In years past, homeschool families often got a bad rap and were even the target of jokes. This year, however, they became the envy of traditional school families, who watched them seamlessly cruise through the COVID-19 pandemic with little disruption to their family schedule or student learning.
Over the past decade, homeschool numbers have been climbing. According to the National Home Education Research Institute, the homeschool population had been growing at an estimated rate of two to eight percent annually over the several years leading up to the 2020-2021 academic year.
Then, homeschooling numbers exploded for the 2020-2021 school year, with further growth forecasted for this coming fall. This refers to true homeschooling, using the curriculum selected by the parent or recommended by the homeschool association cooperative, not to students working on school-provided curriculum at home through remote or hybrid learning formats of their enrolled schools.
According to data from the Census Bureau, homeschooling went from 5.4 percent of U.S. households with school-age children homeschooling in May 2020 to 11.1 percent by October 2020 — more than doubling in mere months. When isolated by demographic, the increase among black households leaped from 3.3 percent to 16.1 percent — a near five times increase.

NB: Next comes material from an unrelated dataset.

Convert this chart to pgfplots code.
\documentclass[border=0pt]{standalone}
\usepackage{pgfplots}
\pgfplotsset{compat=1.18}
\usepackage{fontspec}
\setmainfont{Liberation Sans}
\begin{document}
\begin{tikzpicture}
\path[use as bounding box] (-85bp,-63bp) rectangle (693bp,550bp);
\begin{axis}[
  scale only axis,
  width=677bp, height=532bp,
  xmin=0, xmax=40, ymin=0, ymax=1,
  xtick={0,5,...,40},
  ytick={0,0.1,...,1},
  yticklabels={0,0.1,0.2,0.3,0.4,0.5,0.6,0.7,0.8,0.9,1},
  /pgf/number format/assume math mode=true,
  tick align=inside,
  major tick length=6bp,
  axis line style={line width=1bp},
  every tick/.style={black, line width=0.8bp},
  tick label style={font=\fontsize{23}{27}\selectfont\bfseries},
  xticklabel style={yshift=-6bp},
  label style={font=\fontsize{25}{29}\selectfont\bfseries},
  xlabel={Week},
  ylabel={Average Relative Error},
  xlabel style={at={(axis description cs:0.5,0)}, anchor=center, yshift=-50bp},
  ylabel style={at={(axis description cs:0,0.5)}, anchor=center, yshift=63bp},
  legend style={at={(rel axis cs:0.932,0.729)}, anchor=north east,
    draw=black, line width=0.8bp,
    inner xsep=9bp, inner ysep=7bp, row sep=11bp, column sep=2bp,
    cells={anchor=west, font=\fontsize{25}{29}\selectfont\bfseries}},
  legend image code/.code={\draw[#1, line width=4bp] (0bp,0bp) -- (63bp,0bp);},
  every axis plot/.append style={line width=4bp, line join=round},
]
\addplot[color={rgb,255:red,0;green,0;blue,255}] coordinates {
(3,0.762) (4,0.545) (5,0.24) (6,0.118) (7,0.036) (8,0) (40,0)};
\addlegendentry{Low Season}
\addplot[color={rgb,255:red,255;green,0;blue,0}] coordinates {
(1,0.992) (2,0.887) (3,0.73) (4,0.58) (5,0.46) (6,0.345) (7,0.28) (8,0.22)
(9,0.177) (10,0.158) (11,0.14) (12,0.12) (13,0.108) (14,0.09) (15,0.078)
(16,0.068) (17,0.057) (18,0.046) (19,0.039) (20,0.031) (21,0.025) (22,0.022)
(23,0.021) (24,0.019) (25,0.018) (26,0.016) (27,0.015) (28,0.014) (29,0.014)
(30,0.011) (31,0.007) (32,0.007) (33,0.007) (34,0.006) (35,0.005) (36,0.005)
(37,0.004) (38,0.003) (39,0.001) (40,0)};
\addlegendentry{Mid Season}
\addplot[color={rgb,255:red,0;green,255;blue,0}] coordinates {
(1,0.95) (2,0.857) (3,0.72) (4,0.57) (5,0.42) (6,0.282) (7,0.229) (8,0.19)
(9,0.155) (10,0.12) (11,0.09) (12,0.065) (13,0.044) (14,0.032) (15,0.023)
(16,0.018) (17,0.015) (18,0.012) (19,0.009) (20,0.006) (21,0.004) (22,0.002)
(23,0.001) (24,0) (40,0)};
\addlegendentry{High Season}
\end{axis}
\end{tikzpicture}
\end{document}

At a time when millions of parents are desperately waiting for traditional public schools to resume pre-pandemic in-person hours and services, a significant number of parents have decided to pull their children out altogether. Of course, some parents’ decisions centered on coronavirus infection rates or the newfound reality of working from home.
Also, parent motivation included being fed up with the ongoing false promises of reopening, the ever-changing hybrid school schedules, or school districts emphasizing what’s best for employees at the expense of their children. Still, others exited after being disheartened by the lack of learning taking place. Finally, a growing percentage opted to call it quits because schools increasingly prioritize progressive, even Marxist, political indoctrination over academic learning and higher-order thinking skill development.
But the positive pull of homeschooling exceeds the negative factors pushing students out. First, families realize that their students’ time can be used much more effectively at home. In turn, student schedules are freed up for increased family time, hobbies, and involvement in other activities of interest. Furthermore, parents value maintaining authority over what their children and teens learn. Students are also motivated by having more choices in learning content, activities, and their daily schedule.
The rapid development of education technology companies (better known as Edtech) has made it easier for parents to homeschool than in past decades. Technological learning tools and curricula are easily accessed and provide students with the ability to progress at their own pace — rarely allowed in our traditional one-size-fits-all factory model schools. Parents can customize the learning to their student’s unique needs and obtain real-time feedback from learning assessment tools. Many of these online learning platforms are low cost, and the number of free online learning resources continues to grow quickly.
Not only is the value added to families undeniable, but the cost savings to taxpayers is also enormous when parents opt to homeschool. Voters and lawmakers would be wise to back legislation that financially supports parents providing education for their students through education savings accounts (ESAs). Rather than the current practice of deterring parents from educating their students by withholding financial assistance for learning materials and services, ESAs allow parents funds to cover approved expenses — generally a fraction of the average $14,270 per public school student the government spends annually. With approximately four and a half million homeschool students, that equates nationally to over $65 billion in taxpayer savings.
Moreover, academic achievement for homeschool students is superior to their public school peers. The National Home Education Research Institute notes that homeschooled students typically score 15 to 30 percentile points higher on standardized academic achievement tests. The gains for black homeschool students are even more impressive, as they score 34 to 42 percentile points above black public school students.
For the growing number of homeschool families, the move to true homeschooling has been advantageous, and for most, a return to traditional school post-pandemic is unlikely. It’s time to change the narrative. Instead of looking down on homeschool families, we should recognize the shining example they offer by taking their children’s education seriously and doing so with higher academic results than our formal public schools.